A descendent of the Gullah community of coastal South Carolina, Mary Jackson was born in 1945 in Mount Pleasant, South Carolina. Jackson learned the art of making baskets at the age of four from her mother and grandmother. Following chores, Jackson's family would gather to make bulrush and sweetgrass baskets, using skills brought to the United States by their West African ancestors.
Sweetgrass, a plant named for the sweet smell of its reeds, is indigenous to the coastal lowlands of South Carolina. Developed originally as domestic and agricultural tools for cotton and rice production, sweetgrass baskets have traditionally taken utilitarian shapes such as storage containers and rice fanners.
Despite this tradition in her family, Jackson did not take up basketmaking as an adult until 1973 when she began producing baskets full-time and she began teaching her daughter the art form.

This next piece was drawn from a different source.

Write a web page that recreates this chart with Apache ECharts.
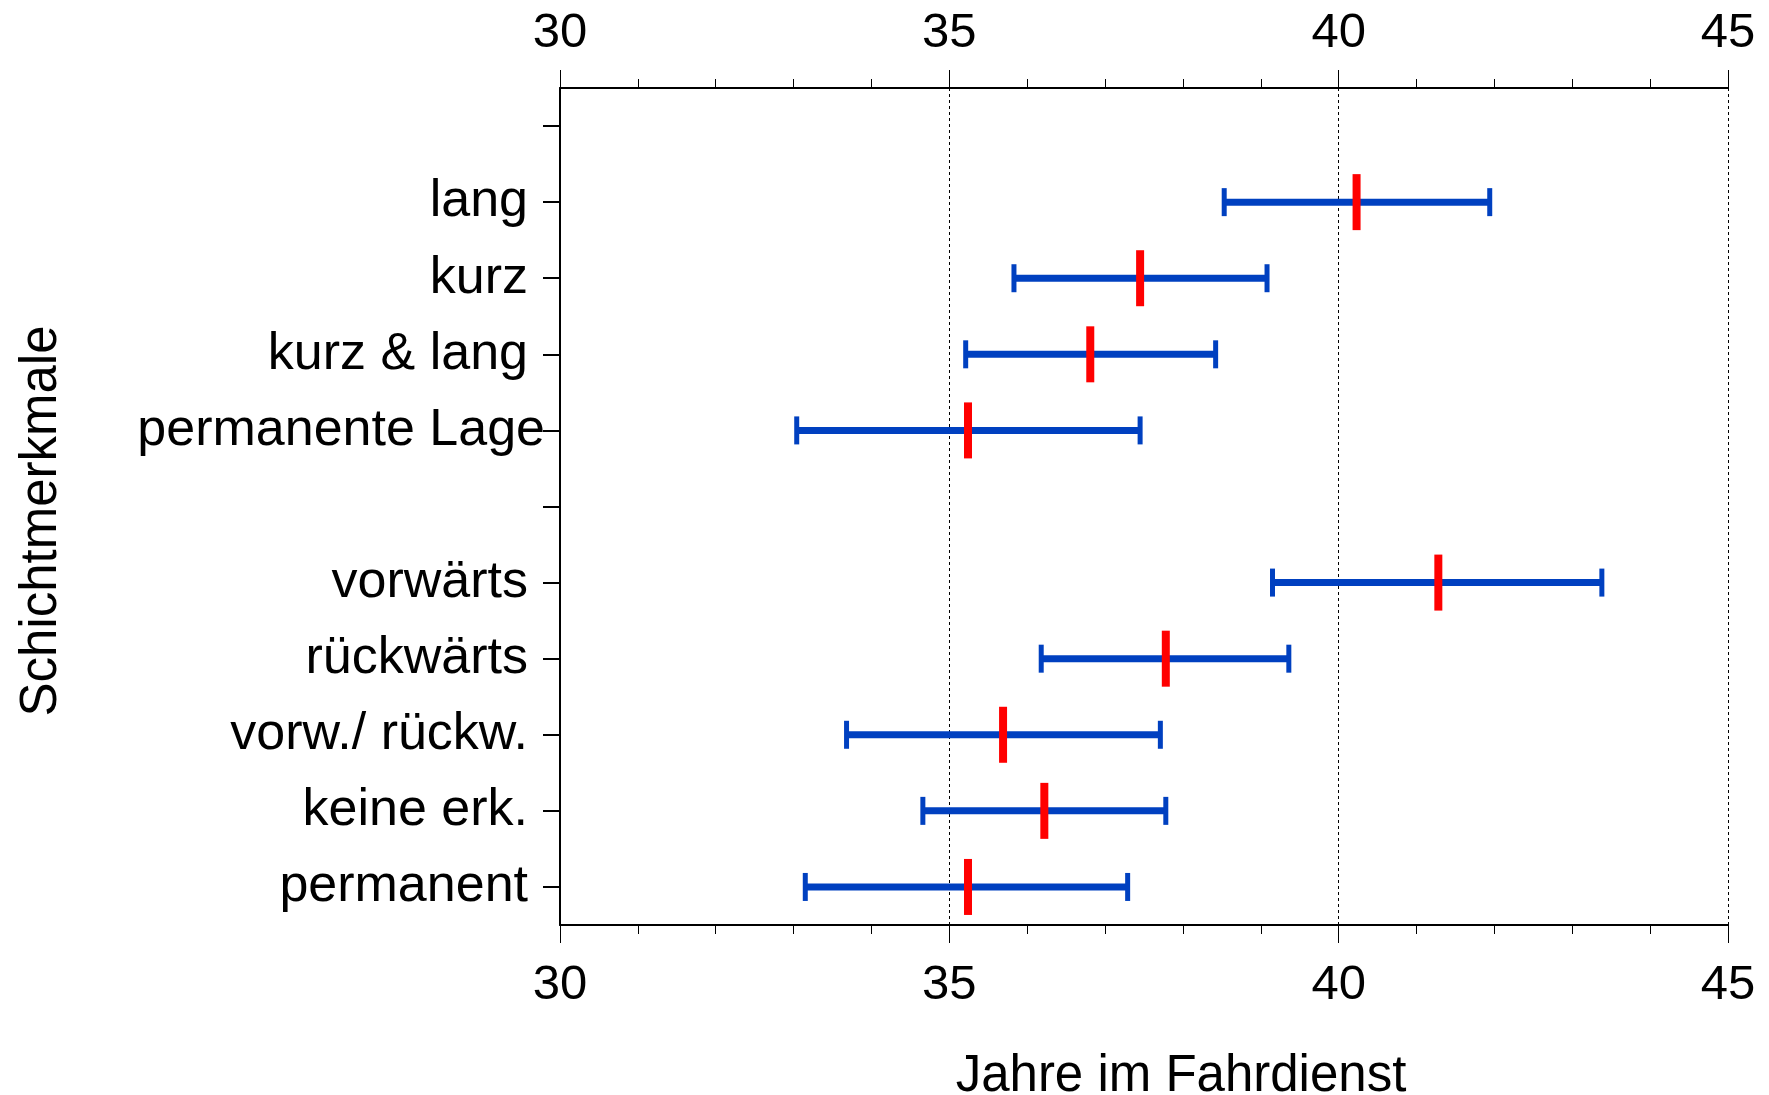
<!DOCTYPE html>
<html>
<head>
<meta charset="utf-8">
<script src="https://cdn.jsdelivr.net/npm/echarts@6/dist/echarts.min.js"></script>
<style>
html,body{margin:0;padding:0;background:#fff;}
#chart{width:1769px;height:1095px;}
</style>
</head>
<body>
<div id="chart"></div>
<script>
// Categories top to bottom (blank slots are spacer rows)
var categories = ['', 'lang', 'kurz', 'kurz & lang', 'permanente Lage', ' ', 'vorwärts', 'rückwärts', 'vorw./ rückw.', 'keine erk.', 'permanent'];
var lowerValues = [null, 38.53, 35.83, 35.21, 33.04, null, 39.15, 36.18, 33.68, 34.66, 33.15];
var upperValues = [null, 41.94, 39.08, 38.42, 37.45, null, 43.38, 39.36, 37.71, 37.78, 37.29];
var meanValues  = [null, 40.23, 37.45, 36.81, 35.24, null, 41.28, 37.78, 35.69, 36.22, 35.24];
var xTicks = [30, 35, 40, 45];
var xAxisTitle = 'Jahre im Fahrdienst';
var yAxisTitle = 'Schichtmerkmale';

var BLUE = '#0040C0';
var RED = '#FF0000';
var FONT = 'Liberation Sans, Arial, sans-serif';

var rangeData = [];
var meanData = [];
for (var i = 0; i < categories.length; i++) {
  if (lowerValues[i] != null) {
    rangeData.push([lowerValues[i], upperValues[i], i]);
    meanData.push([meanValues[i], i]);
  }
}

var chart = echarts.init(document.getElementById('chart'), null, {renderer: 'canvas'});

function xAxisCfg(pos, margin, split) {
  return {
    type: 'value',
    position: pos,
    min: xTicks[0],
    max: xTicks[xTicks.length - 1],
    interval: 5,
    axisLine: {show: true, onZero: false, lineStyle: {color: '#000', width: 2}},
    axisTick: {show: true, inside: false, length: 18, lineStyle: {color: '#000', width: 1}},
    minorTick: {show: true, splitNumber: 5, length: 9, lineStyle: {color: '#000', width: 1}},
    axisLabel: {show: true, margin: margin, color: '#000', fontSize: 49, fontFamily: FONT},
    splitLine: {show: split, lineStyle: {color: '#000', width: 1, type: [3, 3]}},
    minorSplitLine: {show: false}
  };
}

var yData = categories.map(function (c) {
  if (c === 'permanente Lage') {
    return {value: c, textStyle: {padding: [7, -17, 0, 0]}};
  }
  return c;
});

var option = {
  backgroundColor: '#fff',
  animation: false,
  grid: {left: 560, right: 41, top: 88, bottom: 170, containLabel: false, outerBoundsMode: 'none'},
  xAxis: [xAxisCfg('bottom', 36, true), xAxisCfg('top', 30, false)],
  yAxis: {
    type: 'category',
    inverse: true,
    data: yData,
    boundaryGap: true,
    axisLine: {show: true, lineStyle: {color: '#000', width: 2}},
    axisTick: {show: true, alignWithLabel: true, interval: 0, length: 17, lineStyle: {color: '#000', width: 2}},
    axisLabel: {show: true, interval: 0, margin: 32, padding: [7, 0, 0, 0], color: '#000', fontSize: 52, fontFamily: FONT},
    splitLine: {show: false}
  },
  graphic: [
    {type: 'text', x: 42, y: 521, rotation: Math.PI / 2,
     style: {text: yAxisTitle, font: '51px ' + FONT, fill: '#000', textAlign: 'center', textVerticalAlign: 'middle'}},
    {type: 'text', x: 1181, y: 1077,
     style: {text: xAxisTitle, font: '51px ' + FONT, fill: '#000', textAlign: 'center', textVerticalAlign: 'middle'}}
  ],
  series: [
    {
      type: 'custom',
      xAxisIndex: 0,
      encode: {x: [0, 1], y: 2},
      data: rangeData,
      z: 2,
      renderItem: function (params, api) {
        var yi = api.value(2);
        var p1 = api.coord([api.value(0), yi]);
        var p2 = api.coord([api.value(1), yi]);
        var capH = 28;
        return {
          type: 'group',
          children: [
            {type: 'line', shape: {x1: p1[0], y1: p1[1], x2: p2[0], y2: p2[1]}, style: {stroke: BLUE, lineWidth: 7}},
            {type: 'line', shape: {x1: p1[0], y1: p1[1] - capH / 2, x2: p1[0], y2: p1[1] + capH / 2}, style: {stroke: BLUE, lineWidth: 5}},
            {type: 'line', shape: {x1: p2[0], y1: p2[1] - capH / 2, x2: p2[0], y2: p2[1] + capH / 2}, style: {stroke: BLUE, lineWidth: 5}}
          ]
        };
      }
    },
    {
      type: 'scatter',
      xAxisIndex: 0,
      data: meanData,
      symbol: 'rect',
      symbolSize: [8, 56],
      itemStyle: {color: RED, opacity: 1},
      z: 3
    }
  ]
};
chart.setOption(option);
</script>
</body>
</html>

Today, basketmaking is still a family affair -- her husband and son gather the sweetgrass from local marshes while her daughter provides administrative support. For the last seven years, she has been teaching her granddaughter the art of Sweetgrass basketmaking.
Jackson's intricately coiled baskets preserve the centuries-old craft of sweetgrass basketry and continue to push the tradition in new directions. While preserving the culture and history of her ancestors, Jackson infuses the art form with a contemporary aesthetic and expressiveness all her own. With masterful technique, Jackson translates practical designs into finely detailed, sculptural forms. Today, her baskets are owned by such noted individuals as Prince Charles and the Empress of Japan.
A founding member of the Mount Pleasant Sweetgrass Basket Makers' Association, Jackson also leads efforts to protect the threatened wetland habitats of sweetgrass and ensure continued local access to these resources. In 2008 was awarded the Environmental Stewardship Award of Achievement given by the South Carolina Aquarium.
Jackson's work has been exhibited at numerous institutions throughout the United States, including the Philadelphia Museum of Art; the Renwick Gallery of the Smithsonian American Art Museum; the Museum of Arts and Design in New York; the Museum of Fine Arts, Boston; and the Museum of African American History in Detroit. Her stalwart devotion to the preservation of her unique cultural heritage has earned her numerous awards including a Lifetime Achievement Award from the National Museum for Women in the Arts (1993) and the first National Bronze Award of Arts Achievement and Excellence given by The International Council of Fine Arts Deans (2007). Jackson has also received a United States Artists Donnelley Fellowship and a prestigious MacArthur Fellowship from the John D. and Catherine T. MacArthur Foundation. On December 19, 2009, Mary Jackson received an Honorary Doctorate of Humane Letters from South Carolina's College of Charleston.